EXCERPTED RECORDS:
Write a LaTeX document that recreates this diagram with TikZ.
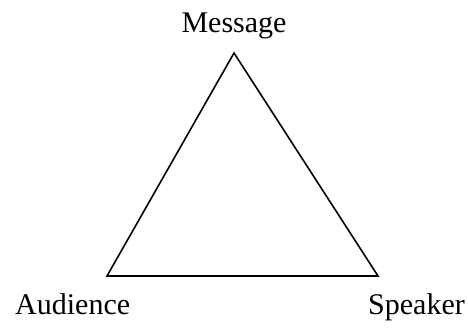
\documentclass[tikz,border=0pt]{standalone}
\usepackage{fontspec}
\setmainfont{Liberation Serif}
\begin{document}
\begin{tikzpicture}[x=1pt,y=-1pt,
  lbl/.style={font=\fontsize{30}{34}\selectfont, inner sep=0pt},
  edge/.style={line width=1.6pt, line join=miter}]
\useasboundingbox (0,0) rectangle (468,328);
\coordinate (m) at (234,53);
\coordinate (a) at (107,276);
\coordinate (s) at (378,276);
\draw[edge] (m) -- (a) -- (s) -- cycle;
\node[lbl, anchor=base] (tm) at (234,33) {Message};
\node[lbl, anchor=base west] (ta) at (15,315) {Audience};
\node[lbl, anchor=base east] (ts) at (465,315) {Speaker};
\end{tikzpicture}
\end{document}
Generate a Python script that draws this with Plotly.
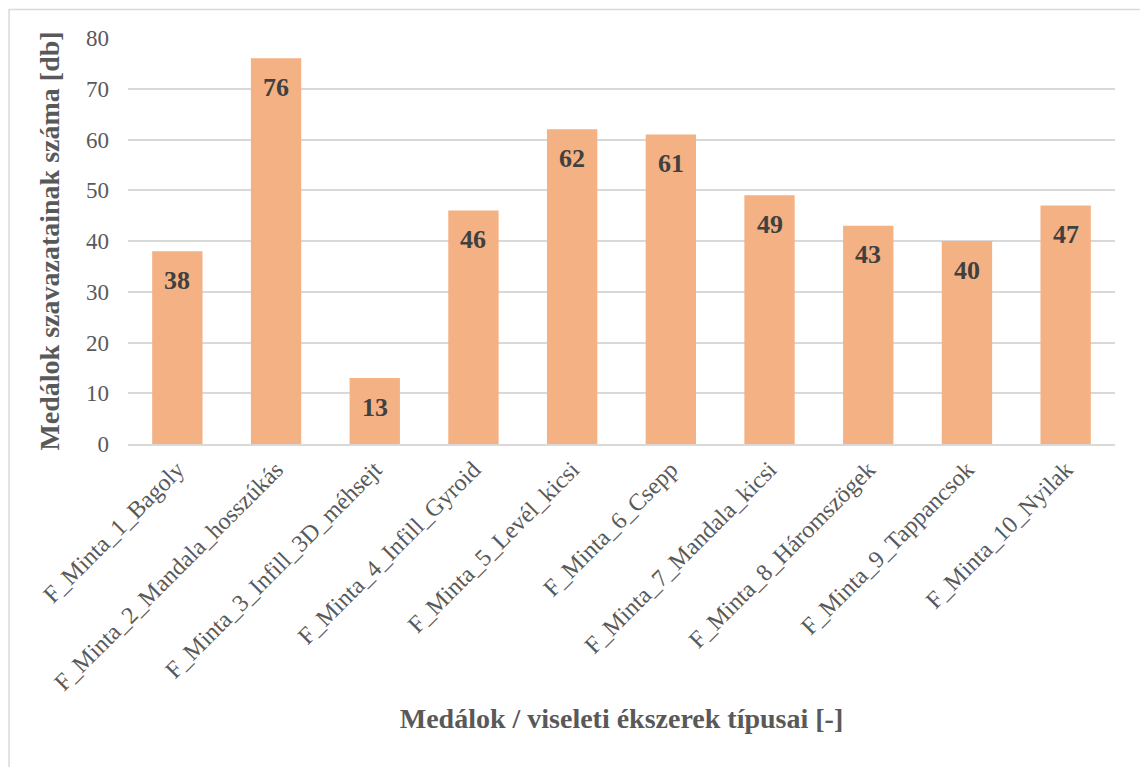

REQUIRED WORK: Go through the listing above and write it all out exactly, leaving out any picture.

RESULT BELOW:
Write a LaTeX document that recreates this diagram with TikZ.
\documentclass[tikz,border=0pt]{standalone}
\usepackage{fontspec}
\setmainfont{Liberation Serif}
\begin{document}
\begin{tikzpicture}[x=1pt,y=-1pt,
  lbl/.style={font=\fontsize{30}{34}\selectfont, inner sep=0pt},
  edge/.style={line width=1.6pt, line join=miter}]
\useasboundingbox (0,0) rectangle (468,328);
\coordinate (m) at (234,53);
\coordinate (a) at (107,276);
\coordinate (s) at (378,276);
\draw[edge] (m) -- (a) -- (s) -- cycle;
\node[lbl, anchor=base] (tm) at (234,33) {Message};
\node[lbl, anchor=base west] (ta) at (15,315) {Audience};
\node[lbl, anchor=base east] (ts) at (465,315) {Speaker};
\end{tikzpicture}
\end{document}
Generate a Python script that draws this with Plotly.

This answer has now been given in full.